Think of RS as “scheduled slacking”: I’ll do such and such amount of work for a certain amount of time. I may do this just so I give the appearance of caring about my work. Or I may do this because these are the hours in which work is plentiful and I’m too unavoidably busy to slack in some meaningful way anyways. Or maybe I do it just so I save my slacking time towards the end when I’m getting tired and make sure I have the most obvious work out of the way.
Whatever your reasoning, it may be a good idea to siphon off a few hours towards your job (no matter how shitty) so you can slack easier in the future. For me, and during the holiday season in particular, it was advantageous of me to work (actually work) for the first three hours. From 4-7 I’d pretty much have no choice but to anyways.
So I figured any slacking I would get “done” would likely be minimal either way. Most of that slacking was just dazing off, quickly talking to a co-worker, flipping through a store magazine or book for a second and then being besieged by customers again. The rushes were particularly strong in the first three hours but I would be able to go on my 15 minute break after that. I’d then do the trash (while taking my time and taking a few breaks) and then slack.
By then, the lines were usually (but not always) a lot calmer and less dense, at the very least. At their best they were straight up gone and I was able to read my book, talk to a co-worker in more meaningful ways or just goof off. In the holiday season I soon found that it was much more sensible to schedule out my slacking then simply doing it whenever.
If I just did slacking whenever I was heavily liable to getting noticed by a manager or caught off-guard by a customer or co-worker. It was simply too busy and busy too often for me to get away with much.
But now that the holiday season is over I’ve had to re-train my mind a little bit. At first I kept thinking I had to wait until about 7:30/8:00 PM (when I have less than 2 hours in my shift) to start really slacking. But as the weeks have gone on and I’ve realized the store is going to be pretty dead, I’ve decided to just slack…whenever.
There are limits. I still try to minimize slacking for the first few hours. But once 6 PM happens, I’m getting out my book and reading it, especially since it’s a big one (I’m reading A Confederacy of Dunces if anyone is curious!). Sometimes I’d put off reading because I wasn’t reading a huge book and didn’t want to be without it for the rest of the night, if I finished.
It’s been a bit of a struggle to re-learn that it’s okay to just slack whenever and that I don’t need to wait till 7 PM.
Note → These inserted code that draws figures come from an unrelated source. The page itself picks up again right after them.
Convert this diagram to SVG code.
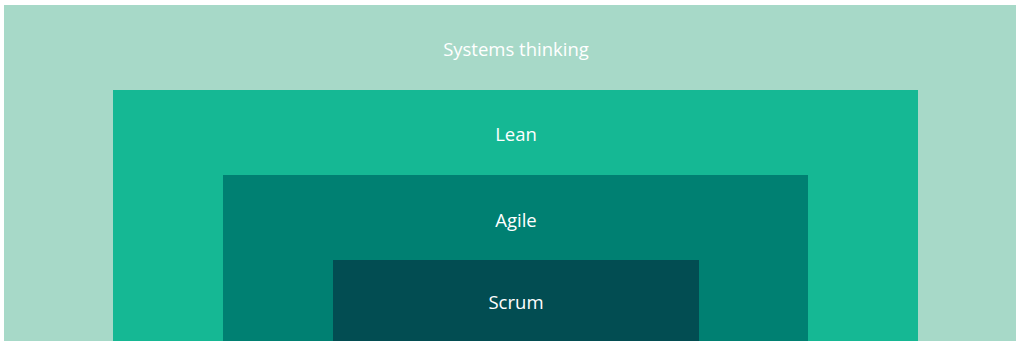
<svg xmlns="http://www.w3.org/2000/svg" width="1016" height="341" viewBox="0 0 1016 341">
<style>
text{font-family:"Open Sans","Liberation Sans",sans-serif;font-size:18.5px;fill:#ffffff;text-anchor:middle}
</style>
<rect width="1016" height="341" fill="#ffffff"/>
<g id="systems-thinking"><rect x="4" y="5" width="1012" height="336" fill="#a7d9c8"/><text x="516" y="56">Systems thinking</text></g>
<g id="lean"><rect x="113" y="90" width="805" height="251" fill="#15b894"/><text x="516" y="141">Lean</text></g>
<g id="agile"><rect x="223" y="175" width="585" height="166" fill="#008072"/><text x="516" y="227">Agile</text></g>
<g id="scrum"><rect x="333" y="260" width="366" height="81" fill="#024d52"/><text x="516" y="309">Scrum</text></g>
<g id="connectors"/>
</svg>
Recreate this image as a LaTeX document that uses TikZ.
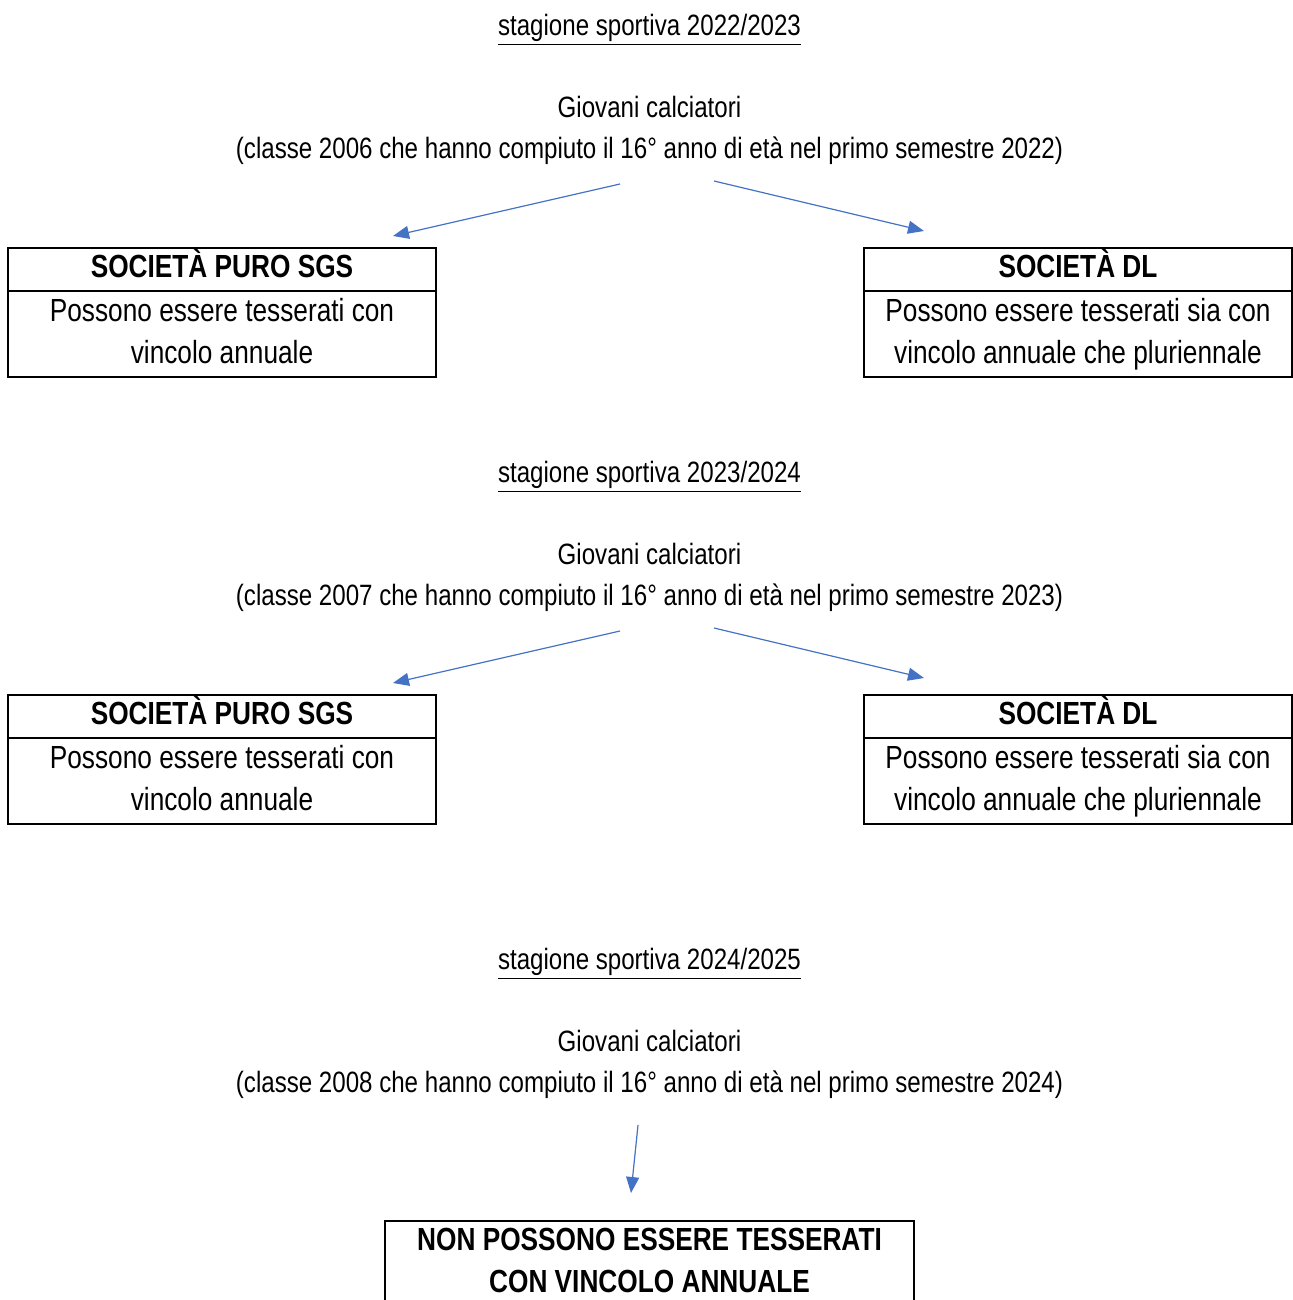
\documentclass[tikz,border=0pt]{standalone}
\usepackage{fontspec}
\setmainfont{Liberation Sans}[FakeStretch=0.82]
\usetikzlibrary{arrows.meta}
\definecolor{arrowblue}{HTML}{4472C4}
\tikzset{
	plain text/.style={inner sep=0, align=center, font=\fontsize{14.7}{20.5}\selectfont},
	box head/.style={draw, line width=0.9pt, inner sep=0, outer sep=0, minimum width=214pt, minimum height=21.5pt, text height=11.5pt, text depth=3.5pt, font=\fontsize{16}{21}\selectfont\bfseries},
	box body/.style={draw, line width=0.9pt, inner sep=0, outer sep=0, align=center, minimum width=214pt, minimum height=43pt, text height=32.5pt, text depth=3pt, font=\fontsize{16}{21}\selectfont},
	arrow link/.style={draw=arrowblue, line width=0.6pt, -{Triangle[length=8pt, width=6.5pt]}}
}
\begin{document}
\begin{tikzpicture}[x=0.5pt, y=-0.5pt]
	\useasboundingbox (0, 0) rectangle (1293, 1300);
	% Season 2022/2023:
	\node[plain text] (season1) at (649.5, 30) {\underline{stagione sportiva 2022/2023}};
	\node[plain text] (young1) at (649.5, 130) {Giovani calciatori\\(classe 2006 che hanno compiuto il 16° anno di età nel primo semestre 2022)};
	\node[box head, anchor=north west] (sgshead1) at (8, 248) {SOCIETÀ PURO SGS};
	\node[box body, anchor=north] (sgsbody1) at (sgshead1.south) {Possono essere tesserati con\\vincolo annuale};
	\node[box head, anchor=north west] (dlhead1) at (864, 248) {SOCIETÀ DL};
	\node[box body, anchor=north] (dlbody1) at (dlhead1.south) {Possono essere tesserati sia con\\vincolo annuale che pluriennale};
	\coordinate (l1a) at (620, 184); \coordinate (l1b) at (393, 236);
	\coordinate (r1a) at (714, 181); \coordinate (r1b) at (924, 231);
	\draw[arrow link] (l1a) -- (l1b);
	\draw[arrow link] (r1a) -- (r1b);
	% Season 2023/2024:
	\node[plain text] (season2) at (649.5, 477) {\underline{stagione sportiva 2023/2024}};
	\node[plain text] (young2) at (649.5, 577) {Giovani calciatori\\(classe 2007 che hanno compiuto il 16° anno di età nel primo semestre 2023)};
	\node[box head, anchor=north west] (sgshead2) at (8, 695) {SOCIETÀ PURO SGS};
	\node[box body, anchor=north] (sgsbody2) at (sgshead2.south) {Possono essere tesserati con\\vincolo annuale};
	\node[box head, anchor=north west] (dlhead2) at (864, 695) {SOCIETÀ DL};
	\node[box body, anchor=north] (dlbody2) at (dlhead2.south) {Possono essere tesserati sia con\\vincolo annuale che pluriennale};
	\coordinate (l2a) at (620, 631); \coordinate (l2b) at (393, 683);
	\coordinate (r2a) at (714, 628); \coordinate (r2b) at (924, 678);
	\draw[arrow link] (l2a) -- (l2b);
	\draw[arrow link] (r2a) -- (r2b);
	% Season 2024/2025:
	\node[plain text] (season3) at (649.5, 964) {\underline{stagione sportiva 2024/2025}};
	\node[plain text] (young3) at (649.5, 1064) {Giovani calciatori\\(classe 2008 che hanno compiuto il 16° anno di età nel primo semestre 2024)};
	\node[box body, anchor=north, minimum width=264.5pt, inner ysep=3.25pt, text height=32.5pt, text depth=35pt, font=\fontsize{16}{21}\selectfont\bfseries] (nobox) at (649.5, 1221) {NON POSSONO ESSERE TESSERATI\\CON VINCOLO ANNUALE};
	\coordinate (d3a) at (638, 1125); \coordinate (d3b) at (631, 1193);
	\draw[arrow link] (d3a) -- (d3b);
\end{tikzpicture}
\end{document}
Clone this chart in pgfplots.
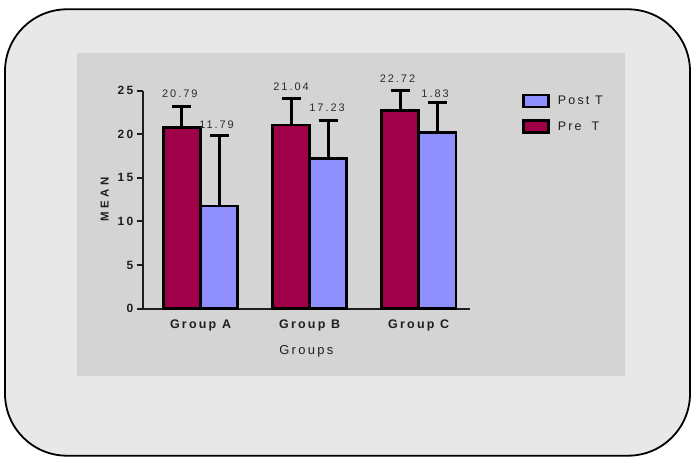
\documentclass[border=0pt]{standalone}
\usepackage{pgfplots}
\pgfplotsset{compat=1.18}
\usepackage{fontspec}
\setmainfont{Liberation Sans}
\newfontfamily\wide[LetterSpace=18]{Liberation Sans}
\newfontfamily\wider[LetterSpace=30]{Liberation Sans}

\definecolor{frame}{RGB}{232,232,232}
\definecolor{panel}{RGB}{212,212,212}
\definecolor{pre}{RGB}{160,0,72}
\definecolor{post}{RGB}{143,143,255}
\definecolor{ink}{RGB}{30,30,30}
\definecolor{lbl}{RGB}{45,45,45}

% Pre-test and post-test means per group, with upper error (SD);
% x is the bar centre: group index -/+ half a bar width
\pgfplotstableread{
x      mean   err
-0.17  20.79  2.38
 0.83  21.04  3.01
 1.83  22.72  2.28
}\pretest
\pgfplotstableread{
x      mean   err
 0.17  11.79  8.09
 1.17  17.23  4.30
 2.17  20.18  3.49
}\posttest

\pgfplotsset{
  meanbar/.style={ybar, bar width=37bp, bar shift=0pt, fill=#1, draw=black, line width=2.5bp,
    legend image code/.code={\draw[fill=#1, draw=black, line width=2.5bp] (0bp,-6bp) rectangle (25bp,6bp);},
    error bars/.cd, y dir=plus, y explicit,
      error bar style={line width=3bp, black},
      error mark options={line width=3bp, black, mark size=9.5bp, rotate=90}},
}

\begin{document}
\begin{tikzpicture}[x=1bp,y=1bp]
\useasboundingbox (0,0) rectangle (692,457);
\fill[white] (0,0) rectangle (692,457);
% card and plotting panel
\draw[line width=1.8bp, fill=frame, rounded corners=62bp] (5,1.3) rectangle (690,447.7);
\fill[panel] (76.7,81) rectangle (625,403.7);

\begin{axis}[
  at={(142.7bp,148.3bp)}, anchor=south west,
  scale only axis, width=327.3bp, height=218bp,
  xmin=-0.53, xmax=2.47, ymin=0, ymax=25,
  clip=false,
  axis x line*=bottom, axis y line*=left,
  axis line style={line width=2bp, ink, -},
  ytick={0,5,10,15,20,25},
  xtick={0,1,2},
  xticklabels={Group A, Group B, Group C},
  tick align=outside,
  major tick length=6bp,
  y tick style={line width=2bp, ink},
  x tick style={draw=none},
  /pgf/number format/assume math mode=true,
  yticklabel style={font=\wide\bfseries\fontsize{12}{12}\selectfont, text=ink},
  xticklabel style={font=\wide\bfseries\fontsize{12.5}{13}\selectfont, text=ink, yshift=-2bp},
  xlabel={Groups},
  xlabel style={at={(axis description cs:0.5,0)}, anchor=center, yshift=-43bp,
    font=\wide\fontsize{13}{14}\selectfont, text=ink},
  ylabel={MEAN},
  ylabel style={at={(axis description cs:0,0.5)}, anchor=center, yshift=38bp,
    font=\wider\bfseries\fontsize{11.5}{12}\selectfont, text=ink},
  legend style={draw=none, fill=none, at={(1.15,0.995)}, anchor=north west,
    font=\wide\fontsize{12.5}{14}\selectfont, text=ink, row sep=11bp,
    nodes={inner xsep=8bp}},
  legend cell align=left,
  reverse legend,
]
\addplot[meanbar=pre] table[x=x, y=mean, y error=err] {\pretest};
\addlegendentry{Pre\hspace{10bp}T}
\addplot[meanbar=post] table[x=x, y=mean, y error=err] {\posttest};
\addlegendentry{Post T}

% value labels above the error bars
\begin{scope}[every node/.style={font=\wide\fontsize{11}{11}\selectfont, text=lbl}]
\node at (axis cs:-0.19,24.6) {20.79};
\node at (axis cs:0.147,21.07) {11.79};
\node at (axis cs:0.83,25.5) {21.04};
\node at (axis cs:1.16,23.05) {17.23};
\node at (axis cs:1.805,26.4) {22.72};
\node at (axis cs:2.15,24.6) {1.83};
\end{scope}
\end{axis}
\end{tikzpicture}
\end{document}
It’s also difficult for me personally because I’m autistic and routines are a very important part of my life. That was another way in which scheduled slacking really worked for me. So I’ve retained a kind of loose schedule about when I’m going to slack. I tend to slack after an hour or two of actual work (e.g. tending to customers needs, facing the store, whatever busy work is assigned) and then stick with slacking as much as possible for the rest of the night.
Like I said, it heavily depends on what sort of work you’re doing. If you’re working outside in the cold, then I don’t know how to advise slacking. Maybe get your favorite song(s) so the work goes by faster? Maybe try to make sure you’re working with people you really like? I’ve heard from a few people who work outside during the winter and it sounds bad.
And it not just because it may not be what they really want to do in life but also because the conditions of a New England winter often make work difficult to even get on with. So in those situations, ones in which I don’t have much experience, I’m not sure what to advise. But it’s at least worth considering since I know people work things besides retail.
A last word about spontaneous slacking: Lots of things can be turned into a tool for slacking.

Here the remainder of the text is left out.